Em outra pesquisa, divulgada dia 17, o Datafolha aponta que 56% das pessoas ouvidas na pesquisa consideram o presidente Bolsonaro incapaz de governar o país, ante os 50% da pesquisa anterior, realizada em janeiro, mas 50% são contra um processo de impeachment, enquanto 46% são a favor.

Desempenho de Bolsonaro na pandemia


Fonte: Instituto Datafolha.

Há uma crescente pressão de entidades internacionais, comunidade científica, investidores e alguns aliados do governo para que a pandemia seja olhada como uma ameaça real à recuperação econômica e que buscam evitar um isolamento externo ainda maior do País. Hoje, o Brasil é o país que tem o maior número de contaminações e mortes diárias no mundo, já tendo superado os Estados Unidos. Ou seja: estamos na vanguarda do atraso, uma citação usada pelo saudoso Regis Bonelli, pesquisador do FGV IBRE, que nos deixou em dezembro de 2017, aos 74 anos.

É importante ressaltar o papel que desempenha um governo na pandemia. Pegando o exemplo dos Estados Unidos, após a posse de Joe Biden, que iniciou um processo maciço de vacinação – cerca de 3 milhões de americanos estão sendo vacinados diariamente, com o presidente incentivando as pessoas a se vacinarem. Com isso, houve uma acentuada queda de novos casos e mortes (ver gráficos). É evidente que, para isso, além de uma postura política, é necessário ter vacina. E os Estados Unidos, desde Donald Trump, apesar do discurso negacionista, se preparou para isso. O que não fizemos.

Mortes e novos casos diários
(Mortes)


Fonte: Consórcio de Veículos de Imprensa e Our World in Data.

 

(Novos casos)


Fonte: Consórcio de Veículos de Imprensa e Our World in Data.

Nesse imbróglio em que estamos enfiados, o que joga a favor do presidente é que, apesar do desgaste, as eleições ainda estão distantes.
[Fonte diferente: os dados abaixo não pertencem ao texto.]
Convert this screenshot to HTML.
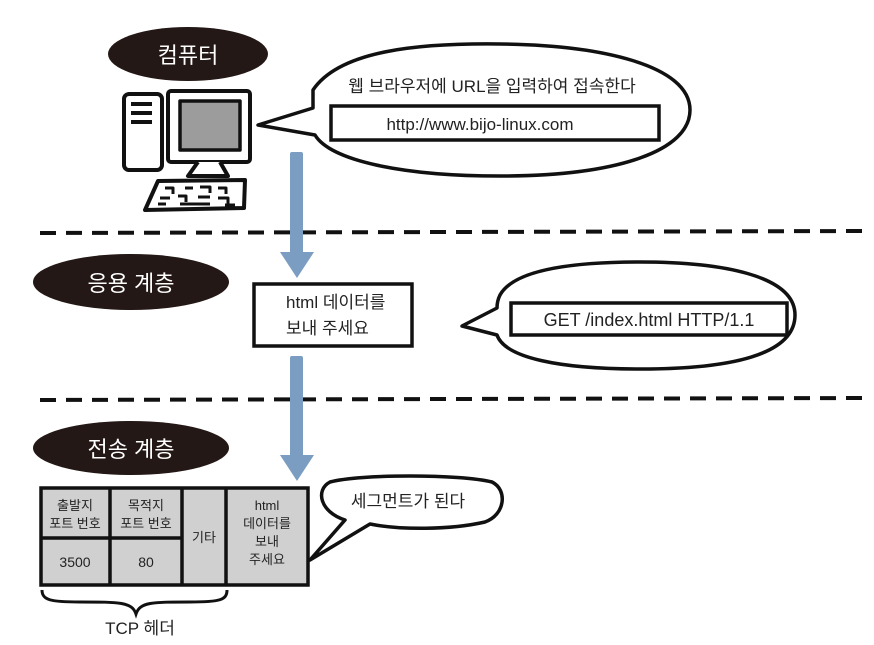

Se a maioria da população for vacinada e a atividade econômica começar a deslanchar mais fortemente em 2022, com a máquina do governo nas mãos, Bolsonaro pode reverter o quadro, ampliando sua base de apoio.

Maria Hermínia Tavares, cientista política e pesquisadora do CEBRAP, em entrevista ao Blog da Conjuntura, acredita que apesar da agenda de costumes, de comportamento, de valores, defendida pelo governo Bolsonaro – que não teve grandes avanços como o presidente esperava – “não temos evidência de que o voto tenha deixado de ser determinado pelo bolso do brasileiro, como ocorre em todos os lugares do mundo”. Com a atividade econômica não conseguindo decolar, com o avanço da pandemia, e o avanço da inflação – o Banco Central subiu em 0,75% a taxa de juros ontem (17), sinalizando nova alta na próxima reunião –, a recuperação, se vier no segundo semestre, ainda poderá ser tímida. E 2022 ainda é uma grande incógnita. Mas tudo vai depender da capacidade do País em acelerar, rapidamente, a vacinação. Do contrário, qualquer debate ou discussão perde sentido.

Mas isso só o tempo dirá.

 


As opiniões expressas neste artigo são de responsabilidade exclusiva do autor, não refletindo necessariamente a opinião institucional da FGV.